* _Task brief_:
Copy all of the material word for word, except for the pictures.

* _Dataset extract_:
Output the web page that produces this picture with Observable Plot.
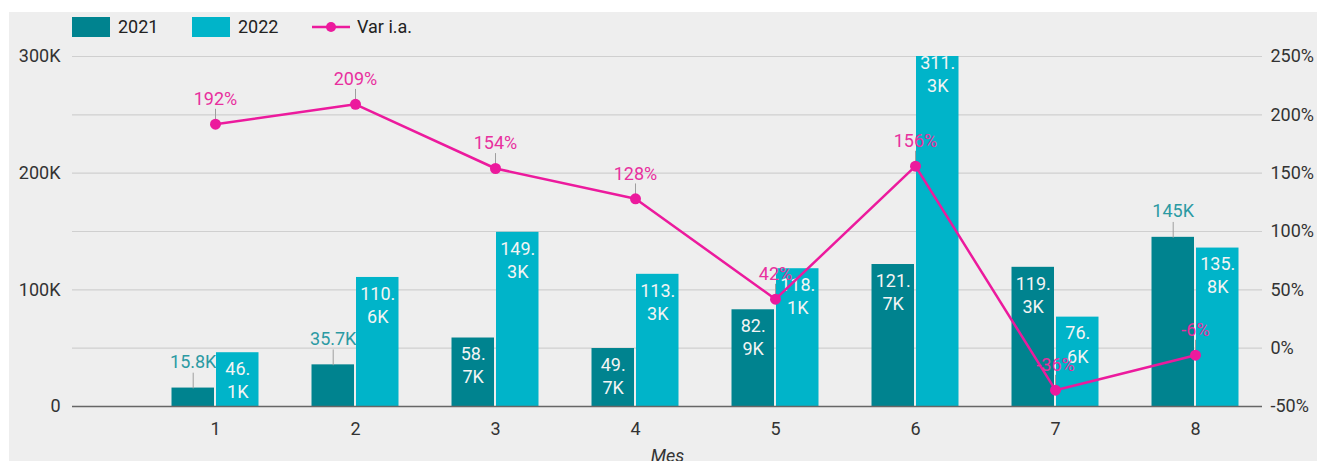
<!DOCTYPE html>
<html><head><meta charset="utf-8">
<script src="https://cdn.jsdelivr.net/npm/d3@7"></script>
<script src="https://cdn.jsdelivr.net/npm/@observablehq/plot@0.6"></script>
<style>
html,body{margin:0;padding:0;background:#fff;overflow:hidden;width:1317px;height:461px;font-family:Roboto,sans-serif;}
#panel{position:absolute;left:9px;top:12px;width:1308px;height:449px;background:#eeeeee;overflow:hidden;}
.lg{position:absolute;font-size:18px;color:#222;line-height:22px;}
.sw{position:absolute;}
#chart{position:absolute;left:0;top:28px;}
</style>
</head><body>
<div id="panel">
  <div class="sw" style="left:63px;top:5px;width:38px;height:20px;background:#00838f"></div>
  <div class="lg" style="left:109px;top:4px">2021</div>
  <div class="sw" style="left:183px;top:5px;width:38px;height:20px;background:#00b4c9"></div>
  <div class="lg" style="left:229px;top:4px">2022</div>
  <svg class="sw" style="left:303px;top:5px" width="38" height="20"><line x1="0" x2="38" y1="10" y2="10" stroke="#ec1a9d" stroke-width="2.5"/><circle cx="19" cy="10" r="5" fill="#ec1a9d"/></svg>
  <div class="lg" style="left:348px;top:4px">Var i.a.</div>
  <div id="chart"></div>
</div>
<script>
const months = [1, 2, 3, 4, 5, 6, 7, 8];
const values2021 = [15800, 35700, 58700, 49700, 82900, 121700, 119300, 145000];
const values2022 = [46100, 110600, 149300, 113300, 118100, 311300, 76600, 135800];
const varIA = [192, 209, 154, 128, 42, 156, -36, -6];
const leftTicks = [0, 100000, 200000, 300000];
const rightTicks = [-50, 0, 50, 100, 150, 200, 250];
const outside2021 = [1, 2, 8];

const C2021 = "#00838f", C2022 = "#00b4c9", CPINK = "#ec1a9d";
const yMax = 300000;
const toLeft = v => (v + 50) * 1000;          // right axis (%) -> left scale
const fromLeft = d => d / 1000 - 50;
const fmtK = v => v === 0 ? "0" : (v / 1000).toFixed(1).replace(/\.0$/, "") + "K";
const split = s => { const i = s.indexOf("."); return i < 0 ? s : s.slice(0, i + 1) + "\n" + s.slice(i + 1); };

const d21 = months.map((m, i) => ({month: m, value: values2021[i], out: outside2021.includes(m)}));
const d22 = months.map((m, i) => ({month: m, value: values2022[i], out: false}));
const dv = months.map((m, i) => ({month: m, v: varIA[i]}));

const leader = {draw(context, l) { context.moveTo(0, 0); context.lineTo(0, -l); }};
const OFF = 22.3;
const inLabel = (data, dx, dy) => Plot.text(data, {x: "month", y: d => Math.min(d.value, yMax), dx, dy, lineAnchor: "top", lineHeight: 1.28, text: d => split(fmtK(d.value)), fill: "#f4f4f4", fontSize: 18, clip: true});

const chart = Plot.plot({
  width: 1308,
  height: 430,
  marginTop: 16,
  marginBottom: 64,
  marginLeft: 63,
  marginRight: 55,
  style: {background: "none", fontFamily: "Roboto, sans-serif", fontSize: "18px", color: "#333"},
  x: {type: "band", domain: months, range: [133.7, 1258.3], padding: 0},
  y: {domain: [0, yMax]},
  marks: [
    Plot.gridY(d3.range(50000, yMax + 1, 50000), {stroke: "#cfcfcf", strokeOpacity: 1, strokeWidth: 1.2}),
    Plot.barY(d21, {x: "month", y: "value", fill: C2021, insetLeft: 26.5, insetRight: 71, clip: true}),
    Plot.barY(d22, {x: "month", y: "value", fill: C2022, insetLeft: 71, insetRight: 26.5, clip: true}),
    Plot.ruleY([0], {stroke: "#666", strokeWidth: 1.5}),
    // outside labels with leader lines
    Plot.vector(d21.filter(d => d.out), {x: "month", y: "value", dx: -OFF, length: 15, anchor: "start", shape: leader, stroke: "#9e9e9e", strokeWidth: 1}),
    Plot.text(d21.filter(d => d.out), {x: "month", y: "value", dx: -OFF, dy: -26, text: d => fmtK(d.value), fill: "#2b9aa3", fontSize: 18}),
    // inside labels
    inLabel(d21.filter(d => !d.out), -OFF, 6),
    inLabel(d22.filter(d => d.value <= yMax), OFF, 6),
    inLabel(d22.filter(d => d.value > yMax), OFF, -4),
    // Var i.a. line
    Plot.vector(dv, {x: "month", y: d => toLeft(d.v), length: 15, anchor: "start", shape: leader, stroke: "#9e9e9e", strokeWidth: 1}),
    Plot.line(dv, {x: "month", y: d => toLeft(d.v), stroke: CPINK, strokeWidth: 2.5}),
    Plot.dot(dv, {x: "month", y: d => toLeft(d.v), r: 5.5, fill: CPINK}),
    Plot.text(dv, {x: "month", y: d => toLeft(d.v), dy: -25, text: d => d.v + "%", fill: "#e8309e", fontSize: 18}),
    // axes
    Plot.axisY(leftTicks, {anchor: "left", tickSize: 0, tickPadding: 12, tickFormat: fmtK, label: null, fill: "#333"}),
    Plot.axisY(rightTicks.map(toLeft), {anchor: "right", tickSize: 0, tickPadding: 8, tickFormat: d => fromLeft(d) + "%", label: null, fill: "#333"}),
    Plot.axisX({tickSize: 0, tickPadding: 16, label: null, fill: "#333"}),
    Plot.text(["Mes"], {frameAnchor: "bottom", dy: 55, text: d => d, fontStyle: "italic", fill: "#333", fontSize: 18})
  ]
});
document.getElementById("chart").appendChild(chart);
</script>
</body></html>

* _Output below_:
Output the web page that produces this picture with Observable Plot.
<!DOCTYPE html>
<html><head><meta charset="utf-8">
<script src="https://cdn.jsdelivr.net/npm/d3@7"></script>
<script src="https://cdn.jsdelivr.net/npm/@observablehq/plot@0.6"></script>
<style>
html,body{margin:0;padding:0;background:#fff;overflow:hidden;width:1317px;height:461px;font-family:Roboto,sans-serif;}
#panel{position:absolute;left:9px;top:12px;width:1308px;height:449px;background:#eeeeee;overflow:hidden;}
.lg{position:absolute;font-size:18px;color:#222;line-height:22px;}
.sw{position:absolute;}
#chart{position:absolute;left:0;top:28px;}
</style>
</head><body>
<div id="panel">
  <div class="sw" style="left:63px;top:5px;width:38px;height:20px;background:#00838f"></div>
  <div class="lg" style="left:109px;top:4px">2021</div>
  <div class="sw" style="left:183px;top:5px;width:38px;height:20px;background:#00b4c9"></div>
  <div class="lg" style="left:229px;top:4px">2022</div>
  <svg class="sw" style="left:303px;top:5px" width="38" height="20"><line x1="0" x2="38" y1="10" y2="10" stroke="#ec1a9d" stroke-width="2.5"/><circle cx="19" cy="10" r="5" fill="#ec1a9d"/></svg>
  <div class="lg" style="left:348px;top:4px">Var i.a.</div>
  <div id="chart"></div>
</div>
<script>
const months = [1, 2, 3, 4, 5, 6, 7, 8];
const values2021 = [15800, 35700, 58700, 49700, 82900, 121700, 119300, 145000];
const values2022 = [46100, 110600, 149300, 113300, 118100, 311300, 76600, 135800];
const varIA = [192, 209, 154, 128, 42, 156, -36, -6];
const leftTicks = [0, 100000, 200000, 300000];
const rightTicks = [-50, 0, 50, 100, 150, 200, 250];
const outside2021 = [1, 2, 8];

const C2021 = "#00838f", C2022 = "#00b4c9", CPINK = "#ec1a9d";
const yMax = 300000;
const toLeft = v => (v + 50) * 1000;          // right axis (%) -> left scale
const fromLeft = d => d / 1000 - 50;
const fmtK = v => v === 0 ? "0" : (v / 1000).toFixed(1).replace(/\.0$/, "") + "K";
const split = s => { const i = s.indexOf("."); return i < 0 ? s : s.slice(0, i + 1) + "\n" + s.slice(i + 1); };

const d21 = months.map((m, i) => ({month: m, value: values2021[i], out: outside2021.includes(m)}));
const d22 = months.map((m, i) => ({month: m, value: values2022[i], out: false}));
const dv = months.map((m, i) => ({month: m, v: varIA[i]}));

const leader = {draw(context, l) { context.moveTo(0, 0); context.lineTo(0, -l); }};
const OFF = 22.3;
const inLabel = (data, dx, dy) => Plot.text(data, {x: "month", y: d => Math.min(d.value, yMax), dx, dy, lineAnchor: "top", lineHeight: 1.28, text: d => split(fmtK(d.value)), fill: "#f4f4f4", fontSize: 18, clip: true});

const chart = Plot.plot({
  width: 1308,
  height: 430,
  marginTop: 16,
  marginBottom: 64,
  marginLeft: 63,
  marginRight: 55,
  style: {background: "none", fontFamily: "Roboto, sans-serif", fontSize: "18px", color: "#333"},
  x: {type: "band", domain: months, range: [133.7, 1258.3], padding: 0},
  y: {domain: [0, yMax]},
  marks: [
    Plot.gridY(d3.range(50000, yMax + 1, 50000), {stroke: "#cfcfcf", strokeOpacity: 1, strokeWidth: 1.2}),
    Plot.barY(d21, {x: "month", y: "value", fill: C2021, insetLeft: 26.5, insetRight: 71, clip: true}),
    Plot.barY(d22, {x: "month", y: "value", fill: C2022, insetLeft: 71, insetRight: 26.5, clip: true}),
    Plot.ruleY([0], {stroke: "#666", strokeWidth: 1.5}),
    // outside labels with leader lines
    Plot.vector(d21.filter(d => d.out), {x: "month", y: "value", dx: -OFF, length: 15, anchor: "start", shape: leader, stroke: "#9e9e9e", strokeWidth: 1}),
    Plot.text(d21.filter(d => d.out), {x: "month", y: "value", dx: -OFF, dy: -26, text: d => fmtK(d.value), fill: "#2b9aa3", fontSize: 18}),
    // inside labels
    inLabel(d21.filter(d => !d.out), -OFF, 6),
    inLabel(d22.filter(d => d.value <= yMax), OFF, 6),
    inLabel(d22.filter(d => d.value > yMax), OFF, -4),
    // Var i.a. line
    Plot.vector(dv, {x: "month", y: d => toLeft(d.v), length: 15, anchor: "start", shape: leader, stroke: "#9e9e9e", strokeWidth: 1}),
    Plot.line(dv, {x: "month", y: d => toLeft(d.v), stroke: CPINK, strokeWidth: 2.5}),
    Plot.dot(dv, {x: "month", y: d => toLeft(d.v), r: 5.5, fill: CPINK}),
    Plot.text(dv, {x: "month", y: d => toLeft(d.v), dy: -25, text: d => d.v + "%", fill: "#e8309e", fontSize: 18}),
    // axes
    Plot.axisY(leftTicks, {anchor: "left", tickSize: 0, tickPadding: 12, tickFormat: fmtK, label: null, fill: "#333"}),
    Plot.axisY(rightTicks.map(toLeft), {anchor: "right", tickSize: 0, tickPadding: 8, tickFormat: d => fromLeft(d) + "%", label: null, fill: "#333"}),
    Plot.axisX({tickSize: 0, tickPadding: 16, label: null, fill: "#333"}),
    Plot.text(["Mes"], {frameAnchor: "bottom", dy: 55, text: d => d, fontStyle: "italic", fill: "#333", fontSize: 18})
  ]
});
document.getElementById("chart").appendChild(chart);
</script>
</body></html>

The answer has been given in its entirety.